Potsdam, 1er novembre 1772.

Vous saurez que, ne me faisant jamais peindre, ni mes portraits ni mes médailles ne me ressemblent. Je suis vieux, cassé, goutteux, suranné, mais toujours gai et de bonne humeur. D'ailleurs les médailles attestent plutôt les époques qu'elles ne sont fidèles aux ressemblances.

Je n'ai pas seulement acquis un abbé, mais bien deux évêques,a et une armée de capucins dont je fais un cas infini depuis que vous êtes leur protecteur.

Je trouve, il est vrai, le poëte de la Confédération impertinent d'avoir osé se jouer de quelques Français passés en Pologne. Il dit pour son excuse qu'il sait respecter ce qui est respectable, mais qu'il croit qu'il lui est permis de badiner de ces excréments des nations, des Français réformés par la paix, et qui, faute de mieux, allaient faire le métier de brigands en Pologne, dans l'association confédérale.

Je crois qu'il y a des Français qui gardent le silence, et qui ont un grand crédit au sérail; mais mes nouvelles de Constantinople m'apprennent que le congrès de paix se renoue, et reprend avec plus de vivacité que le précédent; ce qui me fait craindre que mon coquin de poëte, qui fait le voyant, n'ait raison.

J'ai lu les beaux vers que vous avez faits pour le roi de Suède.
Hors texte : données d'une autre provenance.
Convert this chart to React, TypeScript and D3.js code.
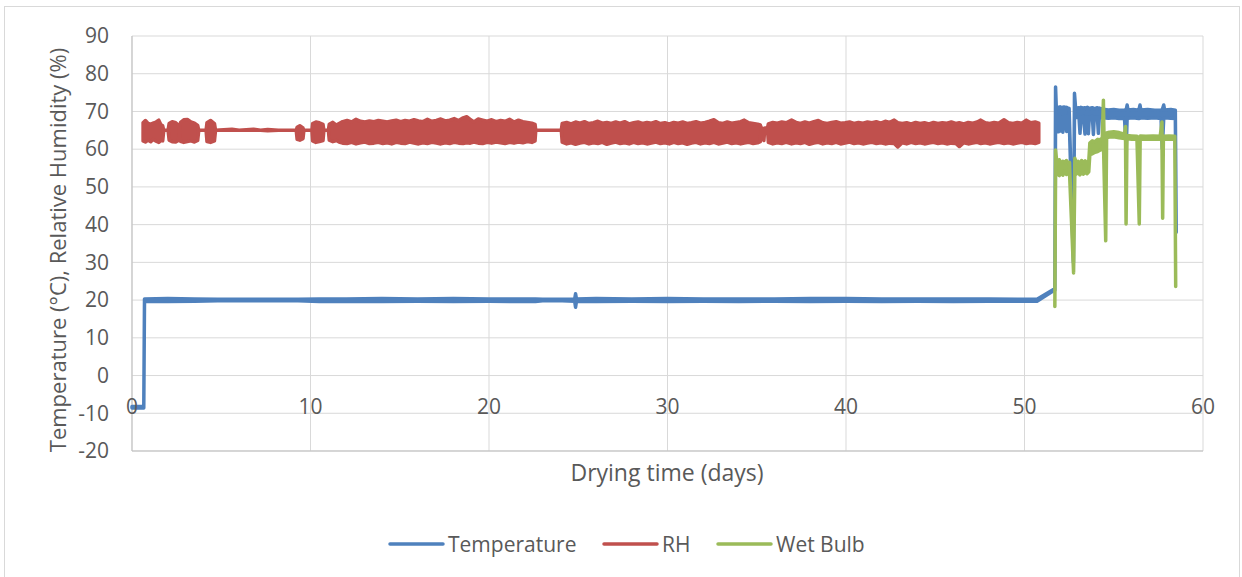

Ils ont toute la fraîcheur de vos ouvrages qui parurent au commencement de ce siècle. Semper idem : c'est votre devise. Il n'est pas donné à tout le monde de l'arborer.

Comment pourrais-je vous rajeunir, vous qui êtes immortel! Apollon vous a cédé le sceptre du Parnasse, il a abdiqué en votre faveur. Vos vers se ressentent de votre printemps, et votre raison, de votre


a Celui de Warmie (Ignace Krasicki, t. XX, p. XI et XII, et 199-202), et celui de Culm.